Foi o que bastou para ser procurado por vizinhos, que ainda
não me conheciam, pois era recém-chegado, e que mostravam a sua indignação por
não terem sido procurados e informados sobre as consequências que estas
barragens lhes trariam, ao alagarem suas propriedades. Percebi aí a assimetria
que havia entre as informações disponibilizadas aos proprietários rurais que
seriam alagados, e os proprietários rurais – plantadores de arroz – que seriam
pretensamente beneficiados, estes reunidos no Comitê da Bacia Hidrográfica do
rio Santa Maria.
É risível, pois, a afirmação de alguns que este Comitê é o
espaço democrático para discussão destas questões.

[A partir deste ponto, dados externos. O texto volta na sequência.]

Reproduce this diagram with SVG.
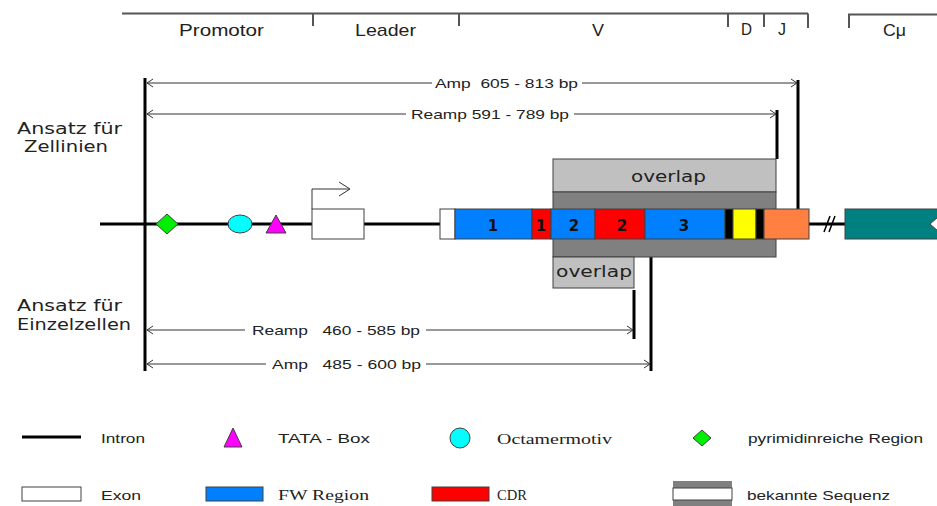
<svg xmlns="http://www.w3.org/2000/svg" width="937" height="506" viewBox="0 0 937 506">
<style>
.hdr{font-family:"Liberation Sans",Arial,sans-serif;font-size:17px;fill:#222}
.dim{font-family:"Liberation Sans",Arial,sans-serif;font-size:13px;fill:#222;white-space:pre}
.ans{font-family:"DejaVu Sans",Verdana,sans-serif;font-size:15px;fill:#222}
.ovl{font-family:"DejaVu Sans",Verdana,sans-serif;font-size:15px;fill:#222}
.num{font-family:"DejaVu Sans",Verdana,sans-serif;font-size:15px;font-weight:bold;fill:#111}
.lgs{font-family:"Liberation Sans",Arial,sans-serif;font-size:13px;fill:#222}
.lgr{font-family:"Liberation Serif","Times New Roman",serif;font-size:14px;fill:#222}
.thin{stroke:#333;stroke-width:1;fill:none}
.thick{stroke:#000;stroke-width:3;fill:none}
.bx{stroke:#404040;stroke-width:1}
</style>
<defs>
<marker id="ah" viewBox="-1 -5 8 10" markerWidth="8" markerHeight="10" refX="6" refY="0" orient="auto-start-reverse" markerUnits="userSpaceOnUse">
<path d="M0,-4 L6,0 L0,4" fill="none" stroke="#333" stroke-width="1"/>
</marker>
</defs>
<rect width="937" height="506" fill="#fff"/>

<g id="header">
<path d="M122,13.5 H808 M313,13.5 V26 M459,13.5 V26 M728,13.5 V27 M764,13.5 V27 M808,13.5 V28 M849,28 V14.5 H937" stroke="#555" stroke-width="2" fill="none"/>
<text class="hdr" x="179" y="36" textLength="85" lengthAdjust="spacingAndGlyphs">Promotor</text>
<text class="hdr" x="355" y="36" textLength="61" lengthAdjust="spacingAndGlyphs">Leader</text>
<text class="hdr" x="592" y="36" textLength="12" lengthAdjust="spacingAndGlyphs">V</text>
<text class="hdr" x="741" y="35" textLength="11" lengthAdjust="spacingAndGlyphs">D</text>
<text class="hdr" x="778" y="35" textLength="8" lengthAdjust="spacingAndGlyphs">J</text>
<text class="hdr" x="883" y="36" textLength="23" lengthAdjust="spacingAndGlyphs">Cμ</text>
</g>

<g id="labels">
<text class="ans" x="17" y="134" textLength="105" lengthAdjust="spacingAndGlyphs">Ansatz für</text>
<text class="ans" x="24" y="152" textLength="84" lengthAdjust="spacingAndGlyphs">Zellinien</text>
<text class="ans" x="17" y="311" textLength="105" lengthAdjust="spacingAndGlyphs">Ansatz für</text>
<text class="ans" x="17" y="330" textLength="114" lengthAdjust="spacingAndGlyphs">Einzelzellen</text>
</g>

<g id="connectors">
<path class="thick" d="M100,224 H440 M809,224 H845"/>
<path class="thick" d="M145,78 V371"/>
<path class="thick" d="M798,80 V209"/>
<path class="thick" d="M777,110 V159"/>
<path class="thick" d="M651,257 V371"/>
<path class="thick" d="M634,290 V339"/>
<path d="M824,232 L830,216 M829,232 L835,216" stroke="#000" stroke-width="1.5"/>
<line class="thin" x1="147" y1="83" x2="432" y2="83" marker-start="url(#ah)"/>
<line class="thin" x1="582" y1="83" x2="797" y2="83" marker-end="url(#ah)"/>
<line class="thin" x1="147" y1="114" x2="406" y2="114" marker-start="url(#ah)"/>
<line class="thin" x1="574" y1="114" x2="776" y2="114" marker-end="url(#ah)"/>
<line class="thin" x1="147" y1="330" x2="245" y2="330" marker-start="url(#ah)"/>
<line class="thin" x1="426" y1="330" x2="633" y2="330" marker-end="url(#ah)"/>
<line class="thin" x1="147" y1="364" x2="266" y2="364" marker-start="url(#ah)"/>
<line class="thin" x1="426" y1="364" x2="650" y2="364" marker-end="url(#ah)"/>
<text class="dim" x="435" y="88" textLength="143" lengthAdjust="spacingAndGlyphs" xml:space="preserve">Amp  605 - 813 bp</text>
<text class="dim" x="411" y="119" textLength="158" lengthAdjust="spacingAndGlyphs">Reamp 591 - 789 bp</text>
<text class="dim" x="252" y="335" textLength="168" lengthAdjust="spacingAndGlyphs" xml:space="preserve">Reamp   460 - 585 bp</text>
<text class="dim" x="272" y="369" textLength="149" lengthAdjust="spacingAndGlyphs" xml:space="preserve">Amp   485 - 600 bp</text>
</g>

<g id="pyrimidin">
<polygon points="156,224 167,214 178,224 167,234" fill="#00ee00" class="bx"/>
</g>
<g id="octamer">
<ellipse cx="240" cy="224" rx="12" ry="9" fill="#00ffff" class="bx"/>
</g>
<g id="tata">
<polygon points="276,215 286,233 266,233" fill="#ff00ff" class="bx"/>
</g>
<g id="promoter-exon">
<rect x="312" y="209" width="52" height="30" fill="#fff" class="bx"/>
<path d="M312,209 V189 H349" stroke="#333" stroke-width="1" fill="none"/>
<path d="M339,182 L350,189 L339,196" stroke="#333" stroke-width="1" fill="none"/>
</g>

<g id="overlap-known">
<rect x="553" y="159" width="223" height="33" fill="#c0c0c0" class="bx"/>
<text class="ovl" x="631" y="182" textLength="75" lengthAdjust="spacingAndGlyphs">overlap</text>
<rect x="553" y="192" width="223" height="65" fill="#808080" class="bx"/>
</g>
<g id="overlap-single">
<rect x="553" y="257" width="81" height="31" fill="#c0c0c0" class="bx"/>
<text class="ovl" x="556" y="277" textLength="76" lengthAdjust="spacingAndGlyphs">overlap</text>
</g>

<g id="vexon">
<rect x="440" y="209" width="15" height="30" fill="#fff" class="bx"/>
<rect x="455" y="209" width="77" height="30" fill="#0080ff" class="bx"/>
<rect x="532" y="209" width="19" height="30" fill="#ff0000" class="bx"/>
<rect x="551" y="209" width="44" height="30" fill="#0080ff" class="bx"/>
<rect x="595" y="209" width="50" height="30" fill="#ff0000" class="bx"/>
<rect x="645" y="209" width="80" height="30" fill="#0080ff" class="bx"/>
<rect x="725" y="209" width="8" height="30" fill="#000" class="bx"/>
<rect x="733" y="209" width="23" height="30" fill="#ffff00" class="bx"/>
<rect x="756" y="209" width="8" height="30" fill="#000" class="bx"/>
<rect x="764" y="209" width="45" height="30" fill="#ff8040" class="bx"/>
<text class="num" x="493" y="231" text-anchor="middle">1</text>
<text class="num" x="541" y="231" text-anchor="middle">1</text>
<text class="num" x="574" y="231" text-anchor="middle">2</text>
<text class="num" x="622" y="231" text-anchor="middle">2</text>
<text class="num" x="684" y="231" text-anchor="middle">3</text>
</g>

<g id="cmu">
<rect x="845" y="209" width="100" height="30" fill="#008080" class="bx"/>
<polygon points="938,217 930,224 938,231" fill="#fff" stroke="#404040" stroke-width="1"/>
</g>

<g id="legend">
<line x1="22" y1="437" x2="81" y2="437" stroke="#000" stroke-width="3"/>
<text class="lgs" x="101" y="443" textLength="44" lengthAdjust="spacingAndGlyphs">Intron</text>
<polygon points="233,428 242,447 224,447" fill="#ff00ff" class="bx"/>
<text class="lgs" x="278" y="443" textLength="92" lengthAdjust="spacingAndGlyphs">TATA - Box</text>
<ellipse cx="460" cy="438" rx="10" ry="10" fill="#00ffff" class="bx"/>
<text class="lgr" x="497" y="444" textLength="115" lengthAdjust="spacingAndGlyphs">Octamermotiv</text>
<polygon points="693,438 702,430 711,438 702,446" fill="#00ee00" class="bx"/>
<text class="lgs" x="748" y="443" textLength="175" lengthAdjust="spacingAndGlyphs">pyrimidinreiche Region</text>

<rect x="22" y="487" width="59" height="14" fill="#fff" class="bx"/>
<text class="lgs" x="101" y="500" textLength="40" lengthAdjust="spacingAndGlyphs">Exon</text>
<rect x="206" y="487" width="57" height="14" fill="#0080ff" class="bx"/>
<text class="lgr" x="278" y="500" textLength="91" lengthAdjust="spacingAndGlyphs">FW Region</text>
<rect x="432" y="487" width="57" height="14" fill="#ff0000" class="bx"/>
<text class="lgr" x="497" y="500" textLength="30" lengthAdjust="spacingAndGlyphs">CDR</text>
<rect x="673" y="481" width="59" height="25" fill="#808080"/>
<rect x="673" y="488" width="59" height="12" fill="#fff" class="bx"/>
<text class="lgs" x="747" y="500" textLength="143" lengthAdjust="spacingAndGlyphs">bekannte Sequenz</text>
</g>
</svg>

Cabe ensinar algo a eles – e
me arvoro a isto em função dos meus mais de 40 anos de experiência com comitês
de bacia em todo país, por ter participado da elaboração da lei da Política
Estadual de Recursos Hídricos do Rio Grande do Sul, e de mais de uma dezena de
planos de recursos hídricos de bacias hidrográficas em quase todo país: um
comitê é a instância original dos problemas de conflitos de uso de água
e de deliberação da destinação dos recursos arrecadados pela cobrança pelo
uso da água. Não existe nesse caso das barragens conflitos de uso de água e
sequer discussão sobre a destinação dos recursos da cobrança, pois ambos não
existem neste momento – ninguém paga pelo uso da água bruta na bacia do rio
Santa Maria.
Não estou discutindo se a água deve ir para este ou aquele
uso, mas sobre a viabilidade econômica, social e ambiental de investimentos
públicos, que são sustentados por recursos a fundo perdido aportados pelos
tesouros nacional – principalmente – e estadual. Estou questionando a
destinação desses recursos, que estão sendo aplicados em um “buraco sem fundo”,
como disse o repórter da Zero Hora, quando poderiam ser mais bem utilizados
para promover o desenvolvimento regional e do estado. Esta questão poderia ser
discutida pelo comitê, mas não lhe cabe deliberar sobre ela, por se
tratar de questão essencialmente técnica, que escapa ao nível de compreensão da
maioria de seus membros, e que envolve atores sociais que extrapolam a bacia
hidrográfica do rio Santa Maria. Afinal, investimentos públicos são alimentados
por impostos que são pagos por toda sociedade gaúcha e brasileira, que espera
que os decisores públicos tenham responsabilidade em suas aplicações, e deles
podem e devem cobrar isto.
Até recentemente perdurou esta falta de informação aos
proprietários que seriam alagados. A única informação que tinham era de um
documento antigo que encontrei e lhes passei, que avaliava as áreas a serem
desapropriadas de cada proprietário na região alagada, desatualizada tanto em
relação aos proprietários (muitos venderam suas propriedades desde então e
outras as compraram), quanto às áreas a serem desapropriadas. Eu mesmo não sei
ainda a área que me será desapropriada, aguardando o contato do governo do
estado para conhecê-la, o que provavelmente demore, pois sou certamente um
incômodo que deve ser exemplarmente punido. Os prejuízos que isto causa não
serão indenizados: a incerteza que gera a dificuldade de realizar investimentos
por não saber que área será exatamente atingida, junto com a necessidade de
realizá-los, e por conta própria, para antecipar as perdas de área utilizável,
quando elas ocorrerem, sabe-se lá quando. Depois vêm falar de democracia e
transparência!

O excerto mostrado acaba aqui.